Exactly the lines between the line containing "Emit a Python" and the line containing "import pandas as pd", together with those two lines, are to be output.

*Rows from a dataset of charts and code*
— begin —

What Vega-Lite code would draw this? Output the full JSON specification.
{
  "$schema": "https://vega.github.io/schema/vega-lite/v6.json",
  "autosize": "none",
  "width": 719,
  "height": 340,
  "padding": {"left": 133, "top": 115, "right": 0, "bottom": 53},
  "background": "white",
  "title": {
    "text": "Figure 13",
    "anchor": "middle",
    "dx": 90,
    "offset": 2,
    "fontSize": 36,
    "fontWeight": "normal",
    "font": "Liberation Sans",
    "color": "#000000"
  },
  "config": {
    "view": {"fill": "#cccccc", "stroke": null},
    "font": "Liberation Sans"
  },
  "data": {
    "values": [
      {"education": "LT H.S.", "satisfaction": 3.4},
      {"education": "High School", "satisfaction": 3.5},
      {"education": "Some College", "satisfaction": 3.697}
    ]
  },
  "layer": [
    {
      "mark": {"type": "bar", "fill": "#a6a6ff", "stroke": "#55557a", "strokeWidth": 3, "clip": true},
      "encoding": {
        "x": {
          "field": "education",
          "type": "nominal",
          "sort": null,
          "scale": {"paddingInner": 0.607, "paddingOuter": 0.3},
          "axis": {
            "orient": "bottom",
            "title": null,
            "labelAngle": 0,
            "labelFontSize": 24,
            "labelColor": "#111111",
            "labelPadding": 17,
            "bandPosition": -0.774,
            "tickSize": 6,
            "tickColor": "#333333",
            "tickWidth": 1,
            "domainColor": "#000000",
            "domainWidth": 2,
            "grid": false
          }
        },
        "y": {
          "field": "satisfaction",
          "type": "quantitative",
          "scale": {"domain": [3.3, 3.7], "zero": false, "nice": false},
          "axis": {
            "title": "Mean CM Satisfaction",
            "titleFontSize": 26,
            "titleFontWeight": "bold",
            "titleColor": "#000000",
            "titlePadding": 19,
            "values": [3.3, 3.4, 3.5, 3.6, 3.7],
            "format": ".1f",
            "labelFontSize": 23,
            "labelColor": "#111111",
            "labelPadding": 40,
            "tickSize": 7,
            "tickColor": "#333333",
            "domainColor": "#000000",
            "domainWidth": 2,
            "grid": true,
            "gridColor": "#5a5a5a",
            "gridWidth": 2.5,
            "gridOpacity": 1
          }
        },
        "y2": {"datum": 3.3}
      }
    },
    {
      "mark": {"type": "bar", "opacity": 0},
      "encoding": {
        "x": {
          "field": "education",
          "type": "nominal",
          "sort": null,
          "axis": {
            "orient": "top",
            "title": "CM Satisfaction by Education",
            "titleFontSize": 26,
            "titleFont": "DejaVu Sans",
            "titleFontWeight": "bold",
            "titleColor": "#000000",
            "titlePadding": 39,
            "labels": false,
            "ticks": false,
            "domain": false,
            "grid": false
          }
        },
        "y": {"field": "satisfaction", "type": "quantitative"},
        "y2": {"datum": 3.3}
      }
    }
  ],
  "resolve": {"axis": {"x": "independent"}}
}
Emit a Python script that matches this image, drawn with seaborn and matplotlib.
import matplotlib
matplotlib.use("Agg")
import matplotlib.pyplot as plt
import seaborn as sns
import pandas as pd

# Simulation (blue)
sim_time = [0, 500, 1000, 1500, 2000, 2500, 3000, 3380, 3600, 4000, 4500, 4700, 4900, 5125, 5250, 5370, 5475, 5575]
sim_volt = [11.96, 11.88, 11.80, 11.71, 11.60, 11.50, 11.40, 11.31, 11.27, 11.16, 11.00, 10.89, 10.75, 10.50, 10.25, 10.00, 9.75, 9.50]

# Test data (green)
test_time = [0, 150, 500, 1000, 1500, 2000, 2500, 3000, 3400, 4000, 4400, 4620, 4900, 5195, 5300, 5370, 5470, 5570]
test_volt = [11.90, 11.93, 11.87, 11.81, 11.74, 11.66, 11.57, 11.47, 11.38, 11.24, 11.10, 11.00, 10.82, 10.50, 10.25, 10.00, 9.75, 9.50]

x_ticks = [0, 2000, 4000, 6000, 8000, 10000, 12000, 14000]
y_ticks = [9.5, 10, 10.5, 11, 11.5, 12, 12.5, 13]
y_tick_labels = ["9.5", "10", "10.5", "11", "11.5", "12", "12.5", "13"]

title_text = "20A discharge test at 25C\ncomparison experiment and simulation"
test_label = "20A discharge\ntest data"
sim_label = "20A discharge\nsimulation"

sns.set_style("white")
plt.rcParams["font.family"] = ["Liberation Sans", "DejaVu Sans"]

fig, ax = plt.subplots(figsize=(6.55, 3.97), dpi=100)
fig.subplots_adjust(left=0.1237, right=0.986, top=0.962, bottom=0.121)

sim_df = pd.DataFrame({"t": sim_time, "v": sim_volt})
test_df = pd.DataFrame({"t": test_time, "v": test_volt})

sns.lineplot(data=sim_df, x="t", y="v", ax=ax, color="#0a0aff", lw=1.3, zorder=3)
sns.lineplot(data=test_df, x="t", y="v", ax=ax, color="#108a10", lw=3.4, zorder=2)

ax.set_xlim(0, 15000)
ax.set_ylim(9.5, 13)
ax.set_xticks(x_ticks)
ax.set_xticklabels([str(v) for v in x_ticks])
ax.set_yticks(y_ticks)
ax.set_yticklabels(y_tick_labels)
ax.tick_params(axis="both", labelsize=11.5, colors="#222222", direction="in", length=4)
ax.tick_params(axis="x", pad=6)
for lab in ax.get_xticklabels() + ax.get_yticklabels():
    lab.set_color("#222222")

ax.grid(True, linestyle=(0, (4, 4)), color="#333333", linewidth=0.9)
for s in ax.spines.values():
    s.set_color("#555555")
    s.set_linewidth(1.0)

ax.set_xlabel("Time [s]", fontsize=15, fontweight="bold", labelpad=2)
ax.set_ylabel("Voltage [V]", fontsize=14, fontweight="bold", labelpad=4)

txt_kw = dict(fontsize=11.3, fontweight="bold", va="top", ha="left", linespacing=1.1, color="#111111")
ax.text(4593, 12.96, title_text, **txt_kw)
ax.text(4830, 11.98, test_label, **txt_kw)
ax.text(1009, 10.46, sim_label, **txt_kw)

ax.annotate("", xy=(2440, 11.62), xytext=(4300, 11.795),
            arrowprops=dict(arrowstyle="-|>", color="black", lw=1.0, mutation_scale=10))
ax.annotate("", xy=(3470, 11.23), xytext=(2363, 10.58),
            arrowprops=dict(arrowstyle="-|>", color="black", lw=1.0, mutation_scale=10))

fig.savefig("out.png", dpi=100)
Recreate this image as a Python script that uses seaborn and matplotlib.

— end —

*REPLY TO THE EXERCISE*
Emit a Python script that matches this image, drawn with seaborn and matplotlib.
import matplotlib
matplotlib.use("Agg")
import matplotlib.pyplot as plt
import seaborn as sns
import pandas as pd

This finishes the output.